Tension as Aladja, Ogbe-Ijoh Threaten War in Land Tussle

Sylvester Idowu in Warri

Palpable tension has enveloped the Urhobo populated Aladja community in Udu Local Government Area and that of Ogbe-Ijoh, which is an Ijaw community in Warri Local Government Area of Delta State over claims of ownership of land.

The two ethnic groups have been engaged in cold war over claims of ownership of the land with Ogbe-Ijoh issuing a 14-day relocation threat to the Aladja community who claimed to be the landlord.

The Ogbe-Ijoh community, through the youths leadership had on Sunday written a warning letter asking the Delta State Government to ask the Aladja community to vacate land, threatening to use whatever means to force them packing.

But reacting to the ultimatum yesterday, the Aladja community alerted the Delta state government that the call by Ogbe-Ijoh community for them to vacate their ancestral home town was sacrilegious and insulting.
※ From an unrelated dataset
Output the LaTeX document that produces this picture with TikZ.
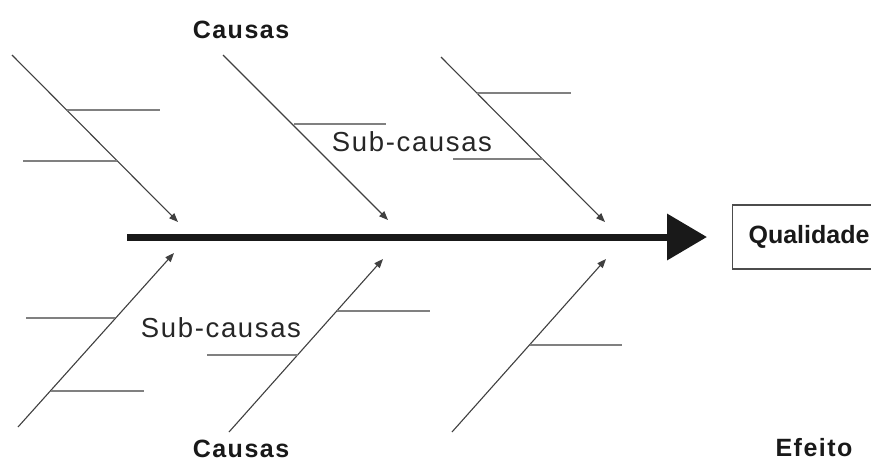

They warned that the quit order was an invitation for another round of bloody gun battle between the two communities.

The Aladja community, in a statement signed by its Chairman, Ejovbo Ashe; Secretary General, Kingsley Krokele and Publicity Secretary, Diemuare Olokpa, respectively called on Delta State Governor, Senator Ifeanyi Okowa, to call the people of Ogbe-Ijoh youths to order to avoid another crisis between the two neighbouring communities.

They recalled how the land being occupied by the Ijaws at Ogbe-Ijoh was given to them by the people of Aladja having been evicted from Warri GRA by one British Captain James in 1908.

“Maybe the present generation of Ogbe-Ijoh people think the world has forgotten so soon how they came to live on the Aladja land after they were evicted from their land in present day Warri GRA.

“The Ogbe-Ijoh people should go and reclaim their land in Warri which one British Captain James evicted them from in 1908 and same land leased to the British by Chief Dore Numa.

“The present day Warri GRA was the ancestral home of the Ogbe-Ijoh people until 1908 when the British had need of land and evicted the Ogbe-Ijoh people from the land vide a lease on the land by Chief Dore Numa. After this eviction the people of Aladja took pity on them and allowed them to squat on the far edge of the Aladja land. But this act of magnanimity has turned out to be the greatest undoing of the Aladja people today”, they lamented.

The Aladja people warned Ogbe-Ijoh community to stop acts of intimidation and allow peace to reign, saying they would not hesitate to defend themselves and properties with whatever means available to them.